La sincérité? La franchise? La cohérence entre les convictions et les actes? Je vous le répète: tout le monde s’en fiche. On préfère de loin un menteur qui fait bonne figure à un homme sincère qui refuse de jouer le jeu. Car dans notre société la seule chose qui compte c’est de se plier à la loi du groupe, de ne pas faire un pas de côté, de ne pas affirmer sa différence. Pas étonnant qu’un film comme Much Loved, qui montre la réalité crue, telle qu’elle est, ait suscité un tel accès de violence. Et pourtant, l’émission de 2M est à mes yeux bien plus pornographique que les danses de Loubna Abidar ou la petite culotte de Jennifer Lopez.

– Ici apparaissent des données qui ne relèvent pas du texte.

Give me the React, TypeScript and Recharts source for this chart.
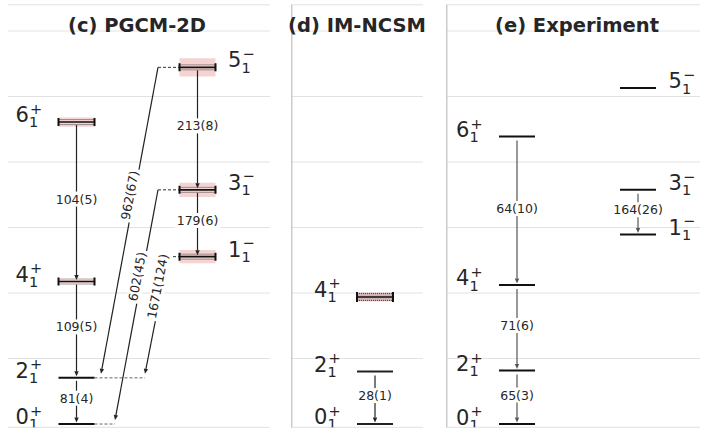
import React from "react";
import {
  ComposedChart,
  XAxis,
  YAxis,
  CartesianGrid,
  Scatter,
  ReferenceLine,
  ReferenceArea,
} from "recharts";

// energy axis (MeV)
const energyTicks = [0, 2, 4, 6, 8, 10, 12];
const energyDomain: [number, number] = [-0.1, 12.8];

type Level = { key: string; j: string; p: string; E: number; err: number };
type Trans = { from: string; to: string; label: string };

// (c) PGCM-2D
const pgcmLevels: Level[] = [
  { key: "0+", j: "0", p: "+", E: 0, err: 0 },
  { key: "2+", j: "2", p: "+", E: 1.41, err: 0 },
  { key: "4+", j: "4", p: "+", E: 4.35, err: 0.05 },
  { key: "6+", j: "6", p: "+", E: 9.22, err: 0.14 },
  { key: "1-", j: "1", p: "-", E: 5.11, err: 0.2 },
  { key: "3-", j: "3", p: "-", E: 7.15, err: 0.22 },
  { key: "5-", j: "5", p: "-", E: 10.89, err: 0.28 },
];
const pgcmInBand: Trans[] = [
  { from: "6+", to: "4+", label: "104(5)" },
  { from: "4+", to: "2+", label: "109(5)" },
  { from: "2+", to: "0+", label: "81(4)" },
  { from: "5-", to: "3-", label: "213(8)" },
  { from: "3-", to: "1-", label: "179(6)" },
];
const pgcmCross: Trans[] = [
  { from: "5-", to: "2+", label: "962(67)" },
  { from: "3-", to: "0+", label: "602(45)" },
  { from: "1-", to: "2+", label: "1671(124)" },
];
// where the cross-band lines start/end (panel x units) and where their labels sit
const pgcmCrossLayout = [
  { startX: 150, endX: 93, t: 0.42 },
  { startX: 150, endX: 107, t: 0.38 },
  { startX: 160, endX: 137, t: 0.26 },
];

// (d) IM-NCSM
const ncsmLevels: Level[] = [
  { key: "0+", j: "0", p: "+", E: 0, err: 0 },
  { key: "2+", j: "2", p: "+", E: 1.6, err: 0 },
  { key: "4+", j: "4", p: "+", E: 3.88, err: 0.13 },
];
const ncsmInBand: Trans[] = [{ from: "2+", to: "0+", label: "28(1)" }];

// (e) Experiment
const expLevels: Level[] = [
  { key: "0+", j: "0", p: "+", E: 0, err: 0 },
  { key: "2+", j: "2", p: "+", E: 1.634, err: 0 },
  { key: "4+", j: "4", p: "+", E: 4.248, err: 0 },
  { key: "6+", j: "6", p: "+", E: 8.777, err: 0 },
  { key: "1-", j: "1", p: "-", E: 5.788, err: 0 },
  { key: "3-", j: "3", p: "-", E: 7.156, err: 0 },
  { key: "5-", j: "5", p: "-", E: 10.262, err: 0 },
];
const expInBand: Trans[] = [
  { from: "6+", to: "4+", label: "64(10)" },
  { from: "4+", to: "2+", label: "71(6)" },
  { from: "2+", to: "0+", label: "65(3)" },
  { from: "3-", to: "1-", label: "164(26)" },
];

const TXT = "#262626";
const FONT = "DejaVu Sans, Verdana, sans-serif";
const HW = 18; // half width of a level bar
const H = 432;

type Kind = "calc" | "ncsm" | "exp";

function textW(s: string, fs: number) {
  let w = 0;
  for (const ch of s) w += ch === "(" || ch === ")" ? 0.39 : 0.636;
  return w * fs;
}

function arrow(xa: number, ya: number, xb: number, yb: number, color: string) {
  const dx = xb - xa;
  const dy = yb - ya;
  const L = Math.hypot(dx, dy) || 1;
  const ux = dx / L;
  const uy = dy / L;
  const hl = 5;
  const hw = 2.2;
  const bx = xb - ux * hl;
  const by = yb - uy * hl;
  const pts = `${xb},${yb} ${bx - uy * hw},${by + ux * hw} ${bx + uy * hw},${by - ux * hw}`;
  return (
    <g>
      <line x1={xa} y1={ya} x2={bx} y2={by} stroke={color} strokeWidth={1.2} />
      <polygon points={pts} fill={color} />
    </g>
  );
}

function makeLevelShape(kind: Kind) {
  return (props: any) => {
    const { cx, cy, payload } = props;
    if (cx == null || cy == null) return <g />;
    const x0 = cx - HW;
    const x1 = cx + HW;
    const detailed = payload.err > 0;
    const dOff = kind === "ncsm" ? 3.5 : 2.5;
    const lx = payload.p === "+" ? x0 - 43 : x1 + 12.5;
    const base = kind === "exp" ? cy + 0.5 : cy;
    return (
      <g>
        {detailed ? (
          <g>
            <line x1={x0} x2={x1} y1={cy - dOff} y2={cy - dOff} stroke="#444" strokeWidth={1} strokeDasharray="1 1" />
            <line x1={x0} x2={x1} y1={cy + dOff} y2={cy + dOff} stroke="#444" strokeWidth={1} strokeDasharray="1 1" />
            <line x1={x0} x2={x1} y1={cy} y2={cy} stroke="#111" strokeWidth={1.6} />
            <line x1={x0} x2={x0} y1={cy - dOff - 1.5} y2={cy + dOff + 1.5} stroke="#111" strokeWidth={2} />
            <line x1={x1} x2={x1} y1={cy - dOff - 1.5} y2={cy + dOff + 1.5} stroke="#111" strokeWidth={2} />
          </g>
        ) : (
          <line x1={x0} x2={x1} y1={cy} y2={cy} stroke={kind === "ncsm" ? "#222" : "#111"} strokeWidth={2} />
        )}
        <text x={lx} y={base} fontSize={21} fill={TXT} fontFamily={FONT}>
          <tspan>{payload.j}</tspan>
          <tspan x={lx + 13.5} y={base + 5.2} fontSize={14.5}>
            1
          </tspan>
          <tspan x={lx + 14.5} y={base - 8.5} fontSize={14.5}>
            {payload.p === "+" ? "+" : "\u2212"}
          </tspan>
        </text>
      </g>
    );
  };
}

function makeDropShape(label: string, color: string, gap: number) {
  return (props: any) => {
    const { x1, y1, x2, y2 } = props;
    if (x1 == null) return <g />;
    const sy = y1 + gap;
    const ty = y2 - 1.5;
    const midY = (sy + ty) / 2 - 3.5;
    const fs = 12.5;
    const w = textW(label, fs);
    return (
      <g>
        {arrow(x1, sy, x2, ty, color)}
        <rect x={x1 - w / 2 - 2} y={midY - 7.5} width={w + 4} height={15} fill="#fff" />
        <text x={x1} y={midY} textAnchor="middle" dominantBaseline="central" fontSize={fs} fill={TXT} fontFamily={FONT}>
          {label}
        </text>
      </g>
    );
  };
}

function makeSlantShape(label: string, t: number, color: string) {
  return (props: any) => {
    const { x1, y1, x2, y2 } = props;
    if (x1 == null) return <g />;
    const tx = x2;
    const ty = y2 - 4;
    const px = x1 + (tx - x1) * t;
    const py = y1 + (ty - y1) * t;
    const ang = (Math.atan2(y1 - ty, x1 - tx) * 180) / Math.PI;
    const fs = 12.5;
    const w = textW(label, fs);
    return (
      <g>
        {arrow(x1, y1, tx, ty, color)}
        <g transform={`translate(${px},${py}) rotate(${ang})`}>
          <rect x={-w / 2 - 2} y={-11} width={w + 4} height={14} fill="#fff" />
          <text x={0} y={0} textAnchor="middle" fontSize={fs} fill={TXT} fontFamily={FONT}>
            {label}
          </text>
        </g>
      </g>
    );
  };
}

type PanelProps = {
  left: number;
  width: number;
  kind: Kind;
  spine: boolean;
  colX: Record<string, number>;
  levels: Level[];
  inBand: Trans[];
  cross?: Trans[];
  crossLayout?: { startX: number; endX: number; t: number }[];
};

function Panel({ left, width, kind, spine, colX, levels, inBand, cross = [], crossLayout = [] }: PanelProps) {
  const byKey: Record<string, Level> = {};
  levels.forEach((l) => (byKey[l.key] = l));
  const points = levels.map((l) => ({ ...l, x: colX[l.p] }));
  const lineColor = kind === "exp" ? "#555" : "#222";
  const bandFill = kind === "ncsm" ? "#d2b4b4" : "#f4d3d3";

  // dashed extensions for the cross-band transitions
  const upperExt: Record<string, number> = {};
  const lowerExt: Record<string, number> = {};
  cross.forEach((c, i) => {
    const lay = crossLayout[i];
    upperExt[c.from] = Math.min(upperExt[c.from] ?? Infinity, lay.startX);
    lowerExt[c.to] = Math.max(lowerExt[c.to] ?? -Infinity, lay.endX);
  });

  return (
    <div style={{ position: "absolute", left, top: 0, width, height: H }}>
      <ComposedChart width={width} height={H} margin={{ top: 4.8, bottom: 4.7, left: 0, right: 0 }}>
        <XAxis type="number" dataKey="x" domain={[0, width]} hide allowDataOverflow />
        <YAxis type="number" domain={energyDomain} ticks={energyTicks} hide allowDataOverflow />
        <CartesianGrid vertical={false} stroke="#e2e2e2" strokeWidth={1} />
        {spine && (
          <ReferenceLine
            segment={[
              { x: 0, y: energyDomain[0] },
              { x: 0, y: energyDomain[1] },
            ]}
            stroke="#cccccc"
            strokeWidth={3}
            ifOverflow="visible"
          />
        )}
        {levels
          .filter((l) => l.err > 0)
          .map((l) => (
            <ReferenceArea
              key={"band" + l.key}
              x1={colX[l.p] - HW}
              x2={colX[l.p] + HW}
              y1={l.E - l.err}
              y2={l.E + l.err}
              fill={bandFill}
              fillOpacity={1}
              stroke="none"
              ifOverflow="visible"
            />
          ))}
        {Object.keys(upperExt).map((k) => (
          <ReferenceLine
            key={"ue" + k}
            segment={[
              { x: upperExt[k], y: byKey[k].E },
              { x: colX[byKey[k].p] - HW, y: byKey[k].E },
            ]}
            stroke="#333"
            strokeWidth={1}
            strokeDasharray="3 2"
            ifOverflow="visible"
          />
        ))}
        {Object.keys(lowerExt).map((k) => (
          <ReferenceLine
            key={"le" + k}
            segment={[
              { x: colX[byKey[k].p] + HW, y: byKey[k].E },
              { x: lowerExt[k], y: byKey[k].E },
            ]}
            stroke="#666"
            strokeWidth={1}
            strokeDasharray="3 2"
            ifOverflow="visible"
          />
        ))}
        {inBand.map((tr) => {
          const a = byKey[tr.from];
          const b = byKey[tr.to];
          return (
            <ReferenceLine
              key={"tr" + tr.from + tr.to}
              segment={[
                { x: colX[a.p], y: a.E },
                { x: colX[b.p], y: b.E },
              ]}
              ifOverflow="visible"
              shape={makeDropShape(tr.label, lineColor, kind === "calc" ? 3 : 4)}
            />
          );
        })}
        {cross.map((tr, i) => {
          const a = byKey[tr.from];
          const b = byKey[tr.to];
          const lay = crossLayout[i];
          return (
            <ReferenceLine
              key={"cr" + tr.from + tr.to}
              segment={[
                { x: lay.startX, y: a.E },
                { x: lay.endX, y: b.E },
              ]}
              ifOverflow="visible"
              shape={makeSlantShape(tr.label, lay.t, lineColor)}
            />
          );
        })}
        <Scatter data={points} dataKey="E" isAnimationActive={false} shape={makeLevelShape(kind)} />
      </ComposedChart>
    </div>
  );
}

const titles = [
  { text: "(c) PGCM-2D", x: 137 },
  { text: "(d) IM-NCSM", x: 357 },
  { text: "(e) Experiment", x: 577 },
];

export default function App() {
  return (
    <div style={{ position: "absolute", left: 0, top: 0, width: 702, height: H, background: "#fff", fontFamily: FONT }}>
      <Panel
        left={8}
        width={262}
        kind="calc"
        spine={false}
        colX={{ "+": 68.5, "-": 189.5 }}
        levels={pgcmLevels}
        inBand={pgcmInBand}
        cross={pgcmCross}
        crossLayout={pgcmCrossLayout}
      />
      <Panel left={291} width={132} kind="ncsm" spine colX={{ "+": 84, "-": 100 }} levels={ncsmLevels} inBand={ncsmInBand} />
      <Panel left={446} width={254} kind="exp" spine colX={{ "+": 71, "-": 192 }} levels={expLevels} inBand={expInBand} />
      <svg width={702} height={H} style={{ position: "absolute", left: 0, top: 0, pointerEvents: "none" }}>
        {titles.map((t) => (
          <text key={t.text} x={t.x} y={31.5} textAnchor="middle" fontSize={19.5} fontWeight="bold" fill={TXT} fontFamily={FONT}>
            {t.text}
          </text>
        ))}
      </svg>
    </div>
  );
}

Mais revenons-en au sujet de la violence faite aux femmes. Au Maroc, la brutalité domestique est encore très répandue et elle reste un outil d’éducation. Combien d’enfants, combien de femmes, perdent l’ouïe suite aux coups sur le visage ? Combien d’adolescents quittent leurs foyers pour fuir la violence? Aujourd’hui, notre pays n’a toujours pas de loi contre la violence domestique! Pourtant, une étude menée en 2010 montrait que près des deux tiers des Marocaines avaient subi des agressions physiques, psychologiques, sexuelles ou économiques. 55% ont signalé avoir subi des violences «conjugales».

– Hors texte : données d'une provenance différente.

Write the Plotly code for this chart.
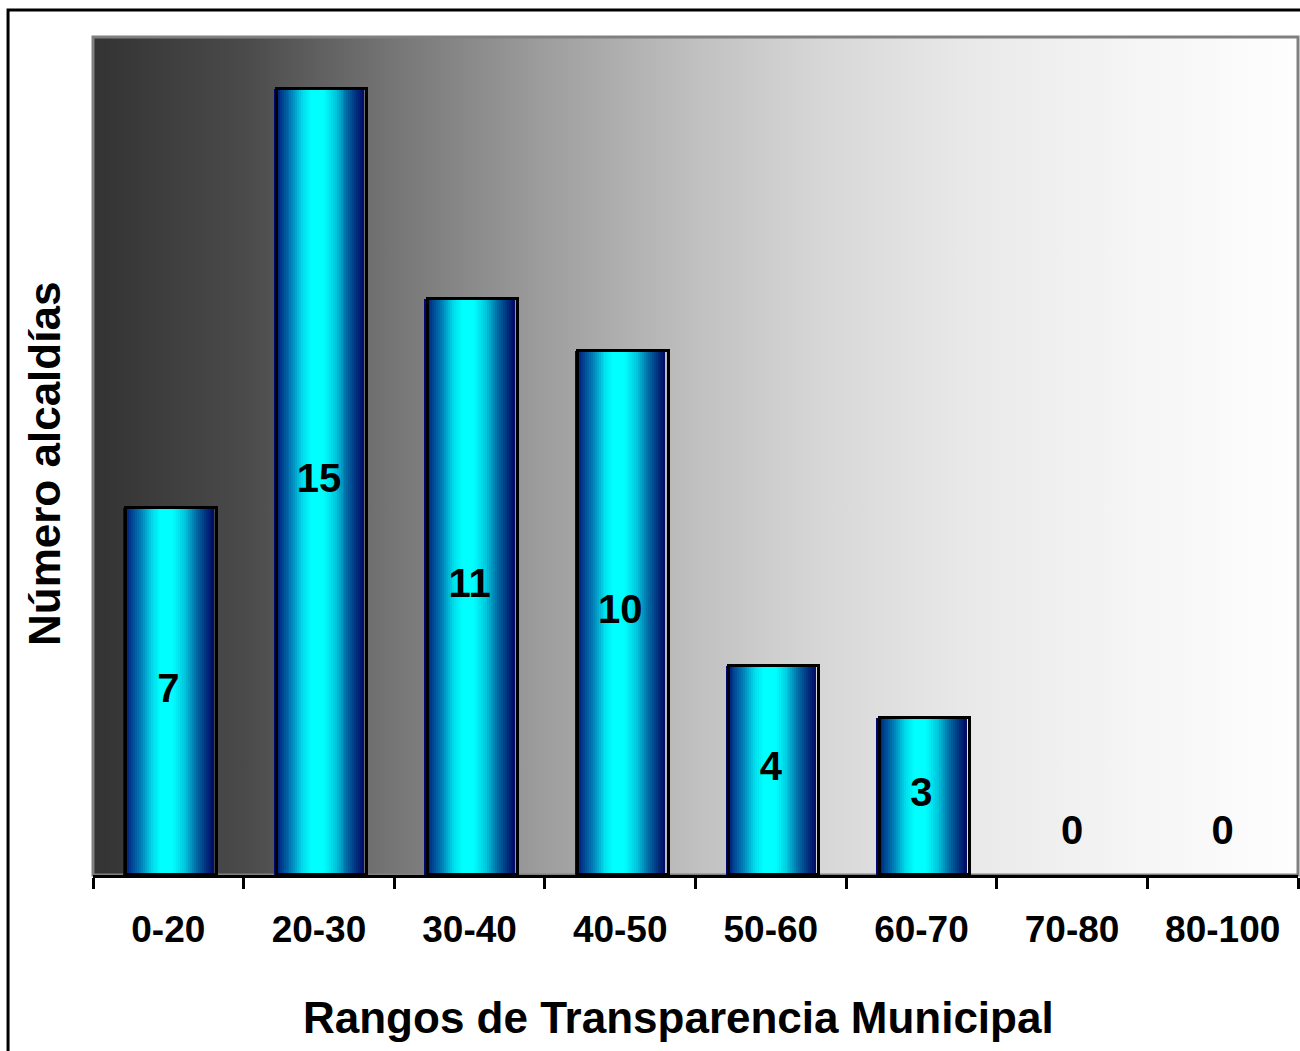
import base64
import plotly.graph_objects as go

# ---------------- data ----------------
categories = ["0-20", "20-30", "30-40", "40-50", "50-60", "60-70", "70-80", "80-100"]
values = [7, 15, 11, 10, 4, 3, 0, 0]
x_title = "Rangos de Transparencia Municipal"
y_title = "Número alcaldías"

# ---------------- style ----------------
FONT = "Liberation Sans, Arial, sans-serif"
BAR_W = 0.6
N_SLICES = 46
# horizontal cylinder-like gradient of each bar (position, rgb)
bar_stops = [
    (0.00, (0, 0, 110)),
    (0.08, (0, 60, 140)),
    (0.20, (0, 130, 185)),
    (0.32, (0, 220, 235)),
    (0.42, (0, 255, 255)),
    (0.55, (0, 255, 255)),
    (0.68, (0, 200, 222)),
    (0.82, (0, 100, 160)),
    (0.93, (0, 40, 120)),
    (1.00, (0, 10, 100)),
]
bg_stops = [
    (0.00, 51), (0.126, 74), (0.251, 118), (0.376, 158), (0.50, 192),
    (0.60, 214), (0.72, 232), (0.85, 244), (1.00, 254),
]


def interp(t):
    for (t0, c0), (t1, c1) in zip(bar_stops[:-1], bar_stops[1:]):
        if t0 <= t <= t1:
            f = (t - t0) / (t1 - t0) if t1 > t0 else 0
            return "rgb(%d,%d,%d)" % tuple(round(a + (b - a) * f) for a, b in zip(c0, c1))
    return "rgb(%d,%d,%d)" % bar_stops[-1][1]


fig = go.Figure()

# gradient bars: each slice covers from its left edge to the bar's right edge
step = BAR_W / N_SLICES
for i in range(N_SLICES):
    t = (i + 0.5) / N_SLICES
    fig.add_trace(go.Bar(
        x=categories, y=values,
        offset=-BAR_W / 2 + i * step, width=BAR_W - i * step,
        marker=dict(color=interp(t), line=dict(width=0)),
        showlegend=False, hoverinfo="skip",
    ))

# black outline (slightly offset, like the original's shadowed frame); none for empty bars
outline_y = [v if v > 0 else None for v in values]
fig.add_trace(go.Bar(
    x=categories, y=outline_y,
    offset=-BAR_W / 2 + 0.022, width=BAR_W,
    marker=dict(color="rgba(0,0,0,0)", line=dict(color="black", width=3)),
    showlegend=False, hovertemplate="%{x}: %{y}<extra></extra>",
))

# value labels (centre of bar; zeros sit just above the axis)
label_y = [v / 2 if v > 0 else 0.78 for v in values]
fig.add_trace(go.Scatter(
    x=categories, y=label_y, mode="text",
    text=[str(v) for v in values],
    textfont=dict(family=FONT, size=40, color="black", weight="bold"),
    showlegend=False, hoverinfo="skip",
))

# background gradient of the plotting area
stops_svg = "".join(
    '<stop offset="%g" stop-color="rgb(%d,%d,%d)"/>' % (o, g, g, g) for o, g in bg_stops
)
svg = ('<svg xmlns="http://www.w3.org/2000/svg" width="200" height="20" '
       'preserveAspectRatio="none" viewBox="0 0 200 20">'
       '<defs><linearGradient id="g" x1="0" x2="1" y1="0" y2="0">' + stops_svg +
       '</linearGradient></defs><rect width="200" height="20" fill="url(#g)"/></svg>')
src = "data:image/svg+xml;base64," + base64.b64encode(svg.encode()).decode()

fig.update_layout(
    width=1300, height=1051,
    margin=dict(l=93, r=2, t=37, b=176),
    paper_bgcolor="white",
    plot_bgcolor="rgba(0,0,0,0)",
    barmode="overlay",
    bargap=0,
    font=dict(family=FONT, color="black"),
    images=[dict(source=src, xref="paper", yref="paper", x=0, y=1,
                 sizex=1, sizey=1, sizing="stretch", xanchor="left",
                 yanchor="top", layer="below")],
    shapes=[
        # plot-area frame
        dict(type="rect", xref="paper", yref="paper", x0=0, y0=0, x1=1, y1=1,
             line=dict(color="#808080", width=3), layer="below"),
        # outer chart frame
        dict(type="rect", xref="paper", yref="paper", x0=-0.0705, y0=-0.4,
             x1=1.2, y1=1.0322, line=dict(color="black", width=3)),
    ],
    annotations=[
        dict(text=x_title, xref="paper", yref="paper", x=0.4855, y=-0.1695,
             xanchor="center", yanchor="middle", showarrow=False,
             font=dict(family=FONT, size=44, color="black", weight="bold")),
        dict(text=y_title, xref="paper", yref="paper", x=-0.0398, y=0.4905,
             textangle=-90, xanchor="center", yanchor="middle", showarrow=False,
             font=dict(family=FONT, size=44, color="black", weight="bold")),
    ],
)

fig.update_xaxes(
    type="category", categoryorder="array", categoryarray=categories,
    showline=True, linecolor="black", linewidth=3,
    ticks="outside", tickson="boundaries", ticklen=11, tickwidth=3, tickcolor="black",
    tickfont=dict(family=FONT, size=37, color="black", weight="bold"),
    ticklabelstandoff=20,
    showgrid=False, zeroline=False,
)
fig.update_yaxes(
    range=[0, 16], showticklabels=False, ticks="", showgrid=False,
    zeroline=False, showline=False,
)

fig.write_html(
    "out.html",
    config={"displayModeBar": False},
    post_script="document.body.style.margin='0';document.body.style.overflow='hidden';",
)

Comment un problème de société aussi grave, aussi tragique, a t-il pu être traité avec autant de légèreté? Pas une seconde on ne sent chez la présentatrice ou chez son modèle le moindre élan de révolte. «C’est comme ça. C’est notre lot» semblent-elles dire. La violence, l’humiliation, on l’accepte et on lutte avec les pauvres armes qu’on nous laisse : un pinceau et un fard à paupières. Parce qu’en plus il s’agit d’être jolie, de se cantonner au rôle de poupée qu’on nous a assigné. A la fois «pute et soumise» pour reprendre le nom de la célèbre association féministe française. On ne va pas aller gâcher la vue de ces messieurs et leur couper l’appétit avec nos balafres et nos hématomes. Mais quel exemple donne-t-on aux Marocaines de demain ? En tenant ce type de discours on incite les générations à venir à intérioriser la violence domestique quand, au contraire, il faudrait enseigner aux femmes à se révolter, à se rebeller, à refuser les mains sur les fesses, les mots graveleux dans la rue, les coups à la maison, l’humiliation au bureau, les mariages forcés, etc.

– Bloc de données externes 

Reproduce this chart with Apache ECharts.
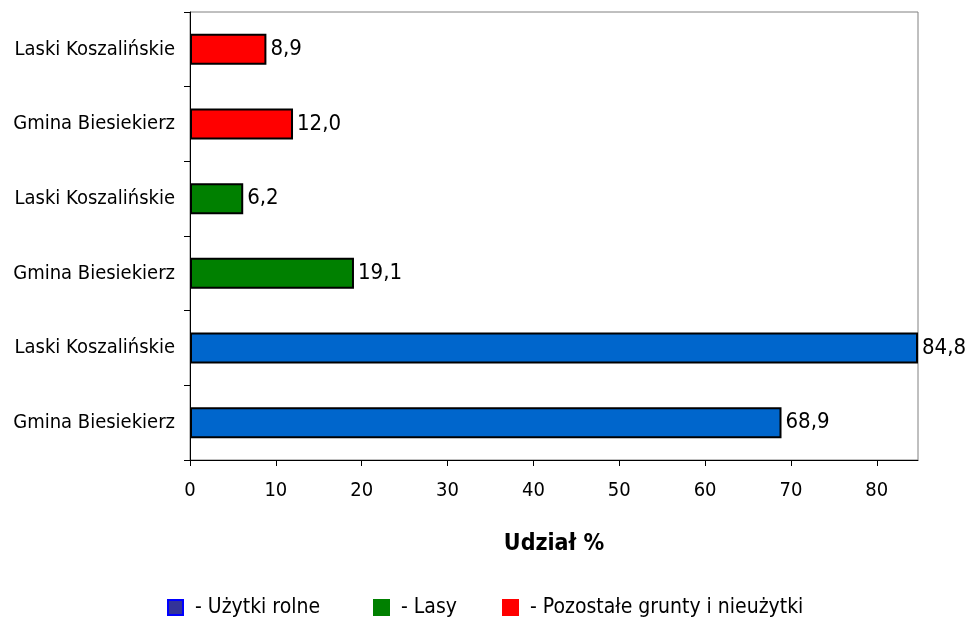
<!DOCTYPE html>
<html><head><meta charset="utf-8">
<script src="https://cdn.jsdelivr.net/npm/echarts@6/dist/echarts.min.js"></script>
<style>html,body{margin:0;padding:0;background:#fff}#c{width:968px;height:617px}</style>
</head><body><div id="c"></div>
<script>
// categories bottom -> top
const categories = ['Gmina Biesiekierz','Laski Koszalińskie','Gmina Biesiekierz','Laski Koszalińskie','Gmina Biesiekierz','Laski Koszalińskie'];
const seriesNames = ['- Użytki rolne','- Lasy','- Pozostałe grunty i nieużytki'];
const uzytkiRolne = [68.9, 84.8, '-', '-', '-', '-'];
const lasy = ['-', '-', 19.1, 6.2, '-', '-'];
const pozostale = ['-', '-', '-', '-', 12.0, 8.9];
const xTicks = [0,10,20,30,40,50,60,70,80];
const xMax = 84.8;
const axisName = 'Udział %';

const FONT = '"DejaVu Sans Condensed", "DejaVu Sans", sans-serif';
const colors = ['#0066CC','#008000','#FF0000'];
const legendColors = [{color:'#333399',borderColor:'#0000FF'},{color:'#008000',borderColor:'#008000'},{color:'#FF0000',borderColor:'#FF0000'}];
const legendLeft = [167, 373, 502];
const fmt = v => v.toFixed(1).replace('.', ',');

function mk(name, data, i){
  return {
    name, type:'bar', stack:'s', data, barWidth:31,
    itemStyle:{color:colors[i], borderColor:'#000', borderWidth:2},
    label:{show:true, position:'right', distance:4, color:'#000', fontFamily:FONT, fontSize:22,
      formatter:p=>fmt(p.value)}
  };
}
const chart = echarts.init(document.getElementById('c'), null, {renderer:'canvas'});
chart.setOption({
  animation:false,
  textStyle:{fontFamily:FONT},
  grid:{left:190, right:50, top:12, bottom:157, show:true, borderColor:'#808080', borderWidth:1},
  xAxis:{type:'value', min:0, max:xMax, interval:10,
    name:axisName, nameLocation:'middle', nameGap:73,
    nameTextStyle:{fontFamily:FONT, fontSize:23, fontWeight:'bold', color:'#000'},
    axisLine:{show:true, lineStyle:{color:'#000', width:1}},
    axisTick:{show:true, length:6, lineStyle:{color:'#000'}, customValues:xTicks},
    axisLabel:{color:'#000', fontFamily:FONT, fontSize:20, margin:21, customValues:xTicks},
    splitLine:{show:false}},
  yAxis:{type:'category', data:categories.map((c,i)=>String(i)),
    axisLine:{show:true, lineStyle:{color:'#000', width:1}},
    axisTick:{show:true, length:6, lineStyle:{color:'#000'}},
    axisLabel:{color:'#000', fontFamily:FONT, fontSize:20, margin:15, padding:[4,0,0,0], formatter:v=>categories[+v]}},
  legend:seriesNames.map((n,i)=>({top:597, left:legendLeft[i], padding:0, itemWidth:15, itemHeight:15, icon:'rect',
    textStyle:{fontFamily:FONT, fontSize:21, color:'#000', padding:[0,0,0,7]},
    data:[{name:n, itemStyle:{color:legendColors[i].color, borderColor:legendColors[i].borderColor, borderWidth:2}}]})),
  series:[mk(seriesNames[0], uzytkiRolne, 0), mk(seriesNames[1], lasy, 1), mk(seriesNames[2], pozostale, 2)]
});
</script></body></html>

La vidéo de 2M me dégoûte, elle me met hors de moi parce qu’elle entérine l’image de passivité, de docilité qu’on essaie de mettre dans la tête des jeunes filles. Parce qu’elle valide le discours des hommes qui parlent de nous comme des animaux et qui disent que les femmes ont besoin d’une bonne correction de temps en temps et que ça ne leur fait pas de mal. La place de ces hommes est en prison. Il faut apprendre aux femmes à dire non dès le plus jeune âge. Arrêtez de vous maquiller pour plaire ou pour cacher ce que vous n’osez montrer! Soyez ce que vous êtes, battez-vous pour vos droits, faites-le pour vos enfants, pour toutes les filles qui viendront après vous. Faites-le pour vous et pour votre dignité ! Si chacune de nous dit non, nous formerons un mur impossible à franchir. Chaque mère et chaque père devraient le répéter inlassablement à leurs filles: les femmes n’ont pas à s’écraser. Chaque mère et chaque père devraient expliquer à leur fils qu’il est tenu de traiter la femme comme son égal et qu’il n’est pas obligé de se comporter en prédateur.

Le plus beau cadeau que mes parents m’aient fait c’est de m’apprendre à me révolter contre ceux qui voudraient m’opprimer, m’humilier, m’abaisser. Mes parents n’ont eu de cesse de me répéter que j’avais une valeur et que j’avais le droit au respect. Non c’est non! Ca suffit! Refusons d’être les complices de la culture patriarcale! Refusons les discours et les attitudes de celles qui, comme Bassima Hakkaoui et d’autres, justifient la violence et la domination masculine au nom des traditions, du religieux, méprisant ouvertement la dignité de chacun et les droits de l’Homme.